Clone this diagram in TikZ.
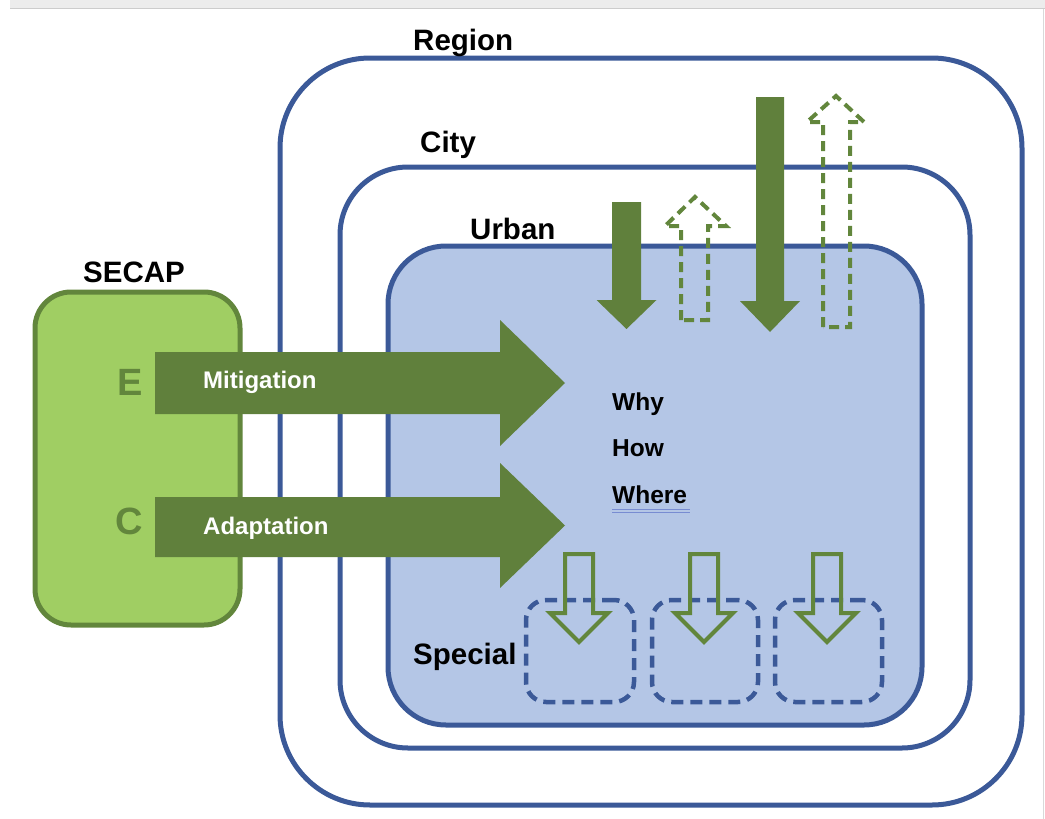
\documentclass[tikz,border=0pt]{standalone}
\usepackage{fontspec}
\setmainfont{Liberation Sans}
\begin{document}
\definecolor{bblue}{RGB}{59,89,152}
\definecolor{ufill}{RGB}{180,198,230}
\definecolor{sfill}{RGB}{160,206,99}
\definecolor{sline}{RGB}{98,134,60}
\definecolor{dgreen}{RGB}{96,128,60}
\definecolor{ulin}{RGB}{120,140,210}
\begin{tikzpicture}[x=1pt,y=-1pt,
  zone/.style={draw=bblue,line width=5pt,rectangle,inner sep=0pt},
  lbl/.style={inner sep=0pt,anchor=base west,font=\fontsize{29.5}{34}\selectfont\bfseries},
  wlbl/.style={inner sep=0pt,anchor=base west,text=white,font=\fontsize{24}{28}\selectfont\bfseries},
  qlbl/.style={inner sep=0pt,anchor=base west,font=\fontsize{24.5}{28}\selectfont\bfseries},
  bigarrow/.style={fill=dgreen},
  dasharrow/.style={draw=sline,line width=4pt,dash pattern=on 10pt off 6pt},
  holarrow/.style={draw=sline,line width=4pt},
  spbox/.style={draw=bblue,line width=4.5pt,dash pattern=on 12pt off 7pt,rectangle,inner sep=0pt,rounded corners=20pt}]
\useasboundingbox (0,0) rectangle (1045,819);
\fill[gray!15] (10,0) rectangle (1045,8);
\draw[gray!40,line width=1.5pt] (10,8.5) -- (1045,8.5);
\draw[gray!30,line width=1pt] (1043.5,8.5) -- (1043.5,819);
% zones
\node[zone,minimum width=742pt,minimum height=747pt,rounded corners=90pt] (region) at (651,431.5) {};
\node[zone,minimum width=630pt,minimum height=581pt,rounded corners=68pt] (city) at (655,457.5) {};
\node[zone,fill=ufill,minimum width=534pt,minimum height=479pt,rounded corners=58pt] (urban) at (655,485.5) {};
\node[draw=sline,fill=sfill,line width=5pt,rectangle,inner sep=0pt,minimum width=205pt,minimum height=333pt,rounded corners=36pt] (secap) at (137.5,458.5) {};
% labels
\node[lbl] (tregion) at (413,50) {Region};
\node[lbl] (tcity) at (420,152) {City};
\node[lbl] (turban) at (470,239) {Urban};
\node[lbl] (tsecap) at (83,282) {SECAP};
\node[lbl] (tspecial) at (413,664) {Special};
% big arrows
\fill[bigarrow] (155,352) -- (500,352) -- (500,320) -- (565,383) -- (500,446) -- (500,414) -- (155,414) -- cycle;
\fill[bigarrow] (155,497) -- (500,497) -- (500,463) -- (565,525.5) -- (500,588) -- (500,557) -- (155,557) -- cycle;
\node[wlbl] (tmit) at (203,388) {Mitigation};
\node[wlbl] (tada) at (203,534) {Adaptation};
\node[inner sep=0pt,anchor=base west,text=sline,font=\fontsize{38}{40}\selectfont\bfseries] (te) at (117,395) {E};
\node[inner sep=0pt,anchor=base west,text=sline,font=\fontsize{38}{40}\selectfont\bfseries] (tc) at (115,534) {C};
% why how where
\node[qlbl] (twhy) at (612,410) {Why};
\node[qlbl] (thow) at (612,456) {How};
\node[qlbl] (twhere) at (612,503) {Where};
\draw[ulin,line width=0.8pt] (twhere.base west) ++(0,6.5) -- ++(78,0);
\draw[ulin,line width=0.8pt] (twhere.base west) ++(0,9) -- ++(78,0);
% vertical arrows
\fill[bigarrow] (612,202) -- (641,202) -- (641,300) -- (656.5,300) -- (626.5,329) -- (596.5,300) -- (612,300) -- cycle;
\fill[bigarrow] (756,97) -- (784,97) -- (784,301) -- (800,301) -- (770,332) -- (740,301) -- (756,301) -- cycle;
\draw[dasharrow] (681,320) -- (681,226) -- (665,226) -- (695,197) -- (726,226) -- (708,226) -- (708,320) -- cycle;
\draw[dasharrow] (823,327) -- (823,122) -- (807,122) -- (836,96) -- (864,122) -- (850,122) -- (850,327) -- cycle;
% special boxes
\node[spbox,minimum width=108pt,minimum height=102pt] (sp1) at (580,651) {};
\node[spbox,minimum width=106pt,minimum height=102pt] (sp2) at (705,651) {};
\node[spbox,minimum width=107pt,minimum height=102pt] (sp3) at (828.5,651) {};
\foreach \dx in {0,125,248}{
  \draw[holarrow,xshift=\dx pt] (565,554) -- (593,554) -- (593,613) -- (608,613) -- (579,642) -- (550,613) -- (565,613) -- cycle;
}
\end{tikzpicture}
\end{document}
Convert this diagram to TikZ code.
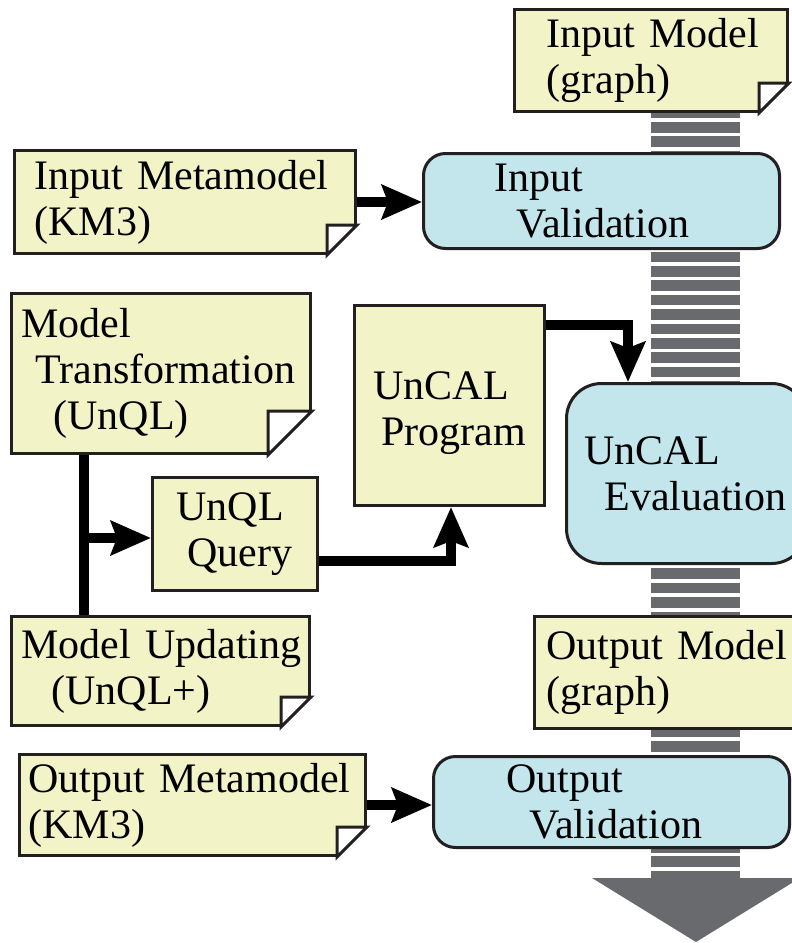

______

Write out the listing above exactly as it stands, pictures excluded.

→ **Reply**
Clone this diagram in TikZ.
\documentclass[tikz,border=0pt]{standalone}
\usepackage{fontspec}
\setmainfont{Liberation Sans}
\begin{document}
\definecolor{bblue}{RGB}{59,89,152}
\definecolor{ufill}{RGB}{180,198,230}
\definecolor{sfill}{RGB}{160,206,99}
\definecolor{sline}{RGB}{98,134,60}
\definecolor{dgreen}{RGB}{96,128,60}
\definecolor{ulin}{RGB}{120,140,210}
\begin{tikzpicture}[x=1pt,y=-1pt,
  zone/.style={draw=bblue,line width=5pt,rectangle,inner sep=0pt},
  lbl/.style={inner sep=0pt,anchor=base west,font=\fontsize{29.5}{34}\selectfont\bfseries},
  wlbl/.style={inner sep=0pt,anchor=base west,text=white,font=\fontsize{24}{28}\selectfont\bfseries},
  qlbl/.style={inner sep=0pt,anchor=base west,font=\fontsize{24.5}{28}\selectfont\bfseries},
  bigarrow/.style={fill=dgreen},
  dasharrow/.style={draw=sline,line width=4pt,dash pattern=on 10pt off 6pt},
  holarrow/.style={draw=sline,line width=4pt},
  spbox/.style={draw=bblue,line width=4.5pt,dash pattern=on 12pt off 7pt,rectangle,inner sep=0pt,rounded corners=20pt}]
\useasboundingbox (0,0) rectangle (1045,819);
\fill[gray!15] (10,0) rectangle (1045,8);
\draw[gray!40,line width=1.5pt] (10,8.5) -- (1045,8.5);
\draw[gray!30,line width=1pt] (1043.5,8.5) -- (1043.5,819);
% zones
\node[zone,minimum width=742pt,minimum height=747pt,rounded corners=90pt] (region) at (651,431.5) {};
\node[zone,minimum width=630pt,minimum height=581pt,rounded corners=68pt] (city) at (655,457.5) {};
\node[zone,fill=ufill,minimum width=534pt,minimum height=479pt,rounded corners=58pt] (urban) at (655,485.5) {};
\node[draw=sline,fill=sfill,line width=5pt,rectangle,inner sep=0pt,minimum width=205pt,minimum height=333pt,rounded corners=36pt] (secap) at (137.5,458.5) {};
% labels
\node[lbl] (tregion) at (413,50) {Region};
\node[lbl] (tcity) at (420,152) {City};
\node[lbl] (turban) at (470,239) {Urban};
\node[lbl] (tsecap) at (83,282) {SECAP};
\node[lbl] (tspecial) at (413,664) {Special};
% big arrows
\fill[bigarrow] (155,352) -- (500,352) -- (500,320) -- (565,383) -- (500,446) -- (500,414) -- (155,414) -- cycle;
\fill[bigarrow] (155,497) -- (500,497) -- (500,463) -- (565,525.5) -- (500,588) -- (500,557) -- (155,557) -- cycle;
\node[wlbl] (tmit) at (203,388) {Mitigation};
\node[wlbl] (tada) at (203,534) {Adaptation};
\node[inner sep=0pt,anchor=base west,text=sline,font=\fontsize{38}{40}\selectfont\bfseries] (te) at (117,395) {E};
\node[inner sep=0pt,anchor=base west,text=sline,font=\fontsize{38}{40}\selectfont\bfseries] (tc) at (115,534) {C};
% why how where
\node[qlbl] (twhy) at (612,410) {Why};
\node[qlbl] (thow) at (612,456) {How};
\node[qlbl] (twhere) at (612,503) {Where};
\draw[ulin,line width=0.8pt] (twhere.base west) ++(0,6.5) -- ++(78,0);
\draw[ulin,line width=0.8pt] (twhere.base west) ++(0,9) -- ++(78,0);
% vertical arrows
\fill[bigarrow] (612,202) -- (641,202) -- (641,300) -- (656.5,300) -- (626.5,329) -- (596.5,300) -- (612,300) -- cycle;
\fill[bigarrow] (756,97) -- (784,97) -- (784,301) -- (800,301) -- (770,332) -- (740,301) -- (756,301) -- cycle;
\draw[dasharrow] (681,320) -- (681,226) -- (665,226) -- (695,197) -- (726,226) -- (708,226) -- (708,320) -- cycle;
\draw[dasharrow] (823,327) -- (823,122) -- (807,122) -- (836,96) -- (864,122) -- (850,122) -- (850,327) -- cycle;
% special boxes
\node[spbox,minimum width=108pt,minimum height=102pt] (sp1) at (580,651) {};
\node[spbox,minimum width=106pt,minimum height=102pt] (sp2) at (705,651) {};
\node[spbox,minimum width=107pt,minimum height=102pt] (sp3) at (828.5,651) {};
\foreach \dx in {0,125,248}{
  \draw[holarrow,xshift=\dx pt] (565,554) -- (593,554) -- (593,613) -- (608,613) -- (579,642) -- (550,613) -- (565,613) -- cycle;
}
\end{tikzpicture}
\end{document}
Convert this diagram to TikZ code.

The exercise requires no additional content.